Wilson, of course, launched himself into the consciousness of the wider public back in 2015, when his bravery during Fanning’s run-in with a great white shark at Jeffrey’s Bay in South Africa made headlines across the world.
Two years on, there is a lot of water under bridge. Indeed, it seems slightly retrogressive to bring it up amid so much talk of the future, but then again, the incident – compellingly and disturbingly captured on live television – left such an indelible mark, not just on those there but on so many across the world, it’s nigh on impossible to ignore.
At the time, Wilson himself described the incident as life-changing. Yet despite the heroism that later brought him a nomination for a bravery award, when he now thinks about it, it is with a degree more circumspection. “I don’t feel like the incident was about me,” he says. “I played a support role in a dramatic situation where a friend was wrestling a great white shark.”

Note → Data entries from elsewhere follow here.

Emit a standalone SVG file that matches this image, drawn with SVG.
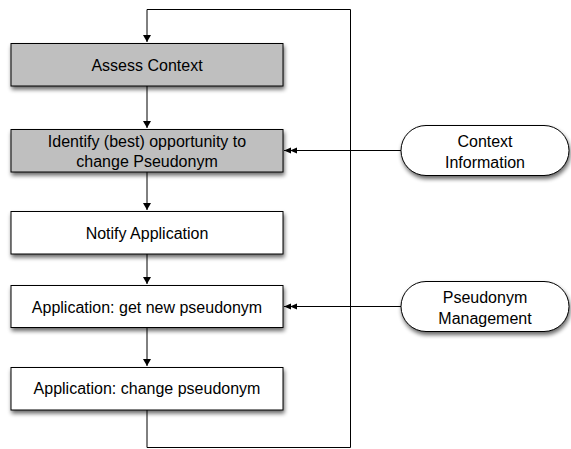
<svg xmlns="http://www.w3.org/2000/svg" width="571" height="449" viewBox="0 0 571 449">
<defs>
<filter id="sh" x="-10%" y="-20%" width="130%" height="160%">
<feGaussianBlur in="SourceAlpha" stdDeviation="2"/>
<feOffset dx="1" dy="3" result="b"/>
<feComponentTransfer><feFuncA type="linear" slope="0.6"/></feComponentTransfer>
<feMerge><feMergeNode/><feMergeNode in="SourceGraphic"/></feMerge>
</filter>
<marker id="a" markerWidth="8" markerHeight="8" refX="7" refY="4" orient="auto" markerUnits="userSpaceOnUse">
<path d="M0,0 L7,4 L0,8 Z" fill="#000"/>
</marker>
<marker id="d" markerWidth="14" markerHeight="8" refX="13" refY="4" orient="auto" markerUnits="userSpaceOnUse">
<path d="M0,1 L7,4 L0,7 Z M6,1 L13,4 L6,7 Z" fill="#000"/>
</marker>
</defs>
<style>
.box{stroke:#000;stroke-width:1;filter:url(#sh)}
.g{fill:#bfbfbf}
.w{fill:#fff}
text{font-family:"Liberation Sans",Arial,sans-serif;font-size:16px;fill:#000;text-anchor:middle}
.c{fill:none;stroke:#000;stroke-width:1}
</style>
<g id="connectors">
<path class="c" d="M147,410 V447.5 H350.5 V9.5 H147 V42" marker-end="url(#a)"/>
<path class="c" d="M147,86 V128" marker-end="url(#a)"/>
<path class="c" d="M147,172 V210" marker-end="url(#a)"/>
<path class="c" d="M147,254 V284" marker-end="url(#a)"/>
<path class="c" d="M147,327 V366" marker-end="url(#a)"/>
<path class="c" d="M401,150.5 H284" marker-end="url(#d)"/>
<path class="c" d="M401,306.5 H284" marker-end="url(#d)"/>
</g>
<g id="n1"><rect class="box g" x="11" y="43.5" width="272" height="42.5"/><text x="147" y="71">Assess Context</text></g>
<g id="n2"><rect class="box g" x="11" y="129.5" width="272" height="42.5"/><text x="147" y="147">Identify (best) opportunity to</text><text x="147" y="167">change Pseudonym</text></g>
<g id="n3"><rect class="box w" x="11" y="211.5" width="272" height="42.5"/><text x="147" y="239">Notify Application</text></g>
<g id="n4"><rect class="box w" x="11" y="285.5" width="272" height="42"/><text x="147" y="313">Application: get new pseudonym</text></g>
<g id="n5"><rect class="box w" x="11" y="367.5" width="272" height="42.5"/><text x="147" y="394">Application: change pseudonym</text></g>
<g id="p1"><rect class="box w" x="401" y="125.5" width="168" height="50" rx="25" ry="25"/><text x="485" y="147">Context</text><text x="485" y="168">Information</text></g>
<g id="p2"><rect class="box w" x="401" y="281.5" width="168" height="50" rx="25" ry="25"/><text x="485" y="303">Pseudonym</text><text x="485" y="324">Management</text></g>
</svg>
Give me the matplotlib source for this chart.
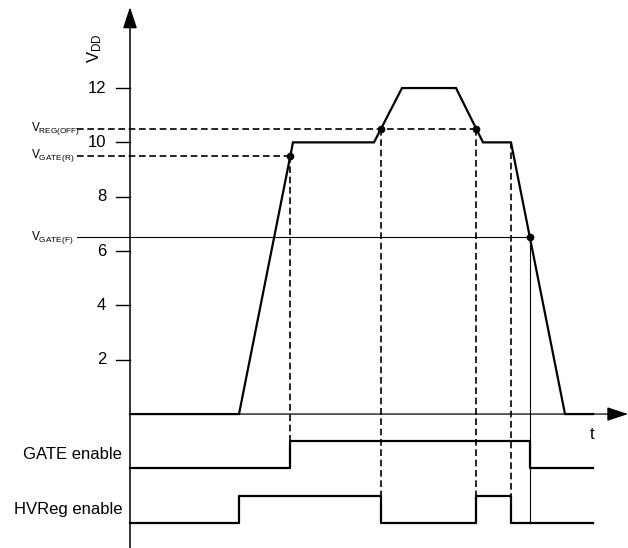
import numpy as np
import matplotlib
matplotlib.use("Agg")
import matplotlib.pyplot as plt

plt.rcParams["font.family"] = ["Liberation Sans", "DejaVu Sans"]
plt.rcParams["mathtext.fontset"] = "custom"
plt.rcParams["mathtext.rm"] = "Liberation Sans"
plt.rcParams["mathtext.it"] = "Liberation Sans:italic"

# V_DD waveform (time in arbitrary units, volts)
vdd_t = [0, 10.9, 16.3, 24.4, 27.2, 32.6, 35.3, 38.1, 43.5, 46.3]
vdd_v = [0, 0, 10, 10, 12, 12, 10, 10, 0, 0]

# thresholds
v_reg_off = 10.5
v_gate_r = 9.5
v_gate_f = 6.5

# event times (where V_DD crosses thresholds)
t_gate_on = 16.0
t_reg_off1 = 25.1
t_reg_on = 34.6
t_reg_off2 = 38.1
t_gate_off = 40.0
t_end = 46.3

# digital signals
gate_t = [0, t_gate_on, t_gate_off, t_end]
gate_state = [0, 1, 0, 0]
hvreg_t = [0, 10.9, t_reg_off1, t_reg_on, t_reg_off2, t_end]
hvreg_state = [0, 1, 0, 1, 0, 0]

yticks = [2, 4, 6, 8, 10, 12]

gate_low, hvreg_low = -2, -4

fig = plt.figure(figsize=(6.28, 5.48), dpi=100)
ax = fig.add_axes([0, 0, 1, 1])
ax.set_xlim(-13, 49.8)
ax.set_ylim(-4.93, 15.24)
ax.axis("off")

thick = 1.6
dash = dict(color="black", lw=1.2, ls=(0, (4, 2.2)))

# axes with arrows
ax.annotate("", xy=(0, 14.98), xytext=(0, -4.93),
            arrowprops=dict(arrowstyle="-|>,head_length=1.3,head_width=0.43",
                            mutation_scale=10, lw=1.1, color="black",
                            shrinkA=0, shrinkB=0))
ax.annotate("", xy=(49.8, 0), xytext=(0, 0),
            arrowprops=dict(arrowstyle="-|>,head_length=1.3,head_width=0.43",
                            mutation_scale=10, lw=0.9, color="black",
                            shrinkA=0, shrinkB=0))

# ticks
for v in yticks:
    ax.plot([-1.4, 0], [v, v], color="black", lw=1.0)
    ax.text(-2.4, v, str(v), ha="right", va="center", fontsize=12)

# threshold lines
ax.plot([-5.3, t_reg_on], [v_reg_off, v_reg_off], **dash)
ax.plot([-5.3, t_gate_on], [v_gate_r, v_gate_r], **dash)
ax.plot([-5.3, t_gate_off], [v_gate_f, v_gate_f], color="black", lw=0.8)

ax.text(-9.9, v_reg_off, r"$\mathrm{V_{REG(OFF)}}$", ha="left", va="center", fontsize=8.5)
ax.text(-9.9, v_gate_r, r"$\mathrm{V_{GATE(R)}}$", ha="left", va="center", fontsize=8.5)
ax.text(-9.9, v_gate_f, r"$\mathrm{V_{GATE(F)}}$", ha="left", va="center", fontsize=8.5)

# vertical markers
ax.plot([t_gate_on, t_gate_on], [v_gate_r, gate_low + 1], **dash)
ax.plot([t_reg_off1, t_reg_off1], [v_reg_off, hvreg_low], **dash)
ax.plot([t_reg_on, t_reg_on], [v_reg_off, hvreg_low], **dash)
ax.plot([t_reg_off2, t_reg_off2], [10, hvreg_low], **dash)
ax.plot([t_gate_off, t_gate_off], [v_gate_f, hvreg_low], color="black", lw=0.8)

# V_DD trace
ax.plot(vdd_t, vdd_v, color="black", lw=thick, solid_joinstyle="miter")

# crossing dots
ax.plot([t_gate_on, t_reg_off1, t_reg_on, t_gate_off],
        [v_gate_r, v_reg_off, v_reg_off, v_gate_f],
        "o", color="black", ms=4.5)

# digital signals
ax.step(gate_t, np.array(gate_state) + gate_low, where="post", color="black", lw=thick)
ax.step(hvreg_t, np.array(hvreg_state) + hvreg_low, where="post", color="black", lw=thick)

ax.text(-0.8, gate_low + 0.5, "GATE enable", ha="right", va="center", fontsize=12)
ax.text(-0.8, hvreg_low + 0.5, "HVReg enable", ha="right", va="center", fontsize=12)

ax.text(-3.5, 13.45, r"$\mathrm{V_{DD}}$", ha="center", va="center",
        rotation=90, fontsize=12)
ax.text(46.2, -0.74, "t", ha="center", va="center", fontsize=12)

fig.savefig("out.png", dpi=100)
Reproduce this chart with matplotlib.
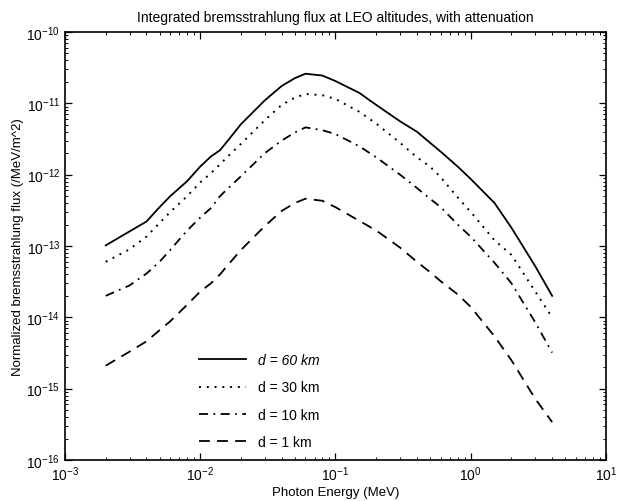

Fear of something similar – or worse – happening plays on every surfer’s mind, Wilson says, especially at certain times of day, when out in the water early in the morning or at dusk. “It doesn’t matter age you are or where you are, I think everybody gets an inkling that you’re not out there on your own,” he says before adding, “It’s just a part of playing in their back yard.”
It’s a sentiment shared by many, if not all, surfers. But that’s not to say some would prefer the threat be removed entirely. Culls and nets are “solutions” already on the table, but the problematic aspects associated with each have proved divisive within the sport and wider beach communities.
If only there was an environment in which there was no risk of a shark attack or any threat to the animals themselves. Even better, if that same environment could also regularly produce perfect barrels, consistently, one after another at any time of day. Surely that would be some kind of surfing nirvana?
Enter Kelly Slater, the 11-time world champion and godfather of surfing, and his artificial wave pools. The American has been working with a team of scientists and engineers for 10 years to design a machine – basically a hydrofoil that moves through the water at a certain angle – that is capable of producing the kind of waves surfers dream about, on demand. They may not be universally popular – critics say it’s not challenging enough, unnatural and far removed from the essence of surfing, and point to its development as being akin to playing god – but, perhaps unsurprisingly, Wilson is a fan, even if he knows it will never replace the real thing.
“The wave pools could be great,” he says. “To have a consistent platform that is run by a machine at a certain time on a certain day introduces a lot more opportunity for people to view what we’re doing but also as a competitor to perform on a consistent platform as well.
“It will always be a pretty small piece of surfing, just because it is in a pool and it is controlled, and that’s the beautiful thing about surfing – every day is different, every swell is different.”
Wilson senses the opportunities pools like the one championed by Slater – in which the WSL bought a majority stake last year – offer in his quest to take surfing to never-seen-before places.
“We will be going a lot closer to skateboarding, there will be a lot more technical tricks,” he says. “You could add things into the pool where you’re rail sliding. There are all sorts of ideas and opportunity that will come with that stage and platform and that’s an exciting place for surfing to go.”
Julian Wilson, always the innovator. And, just maybe, Australia’s next surfing world champion.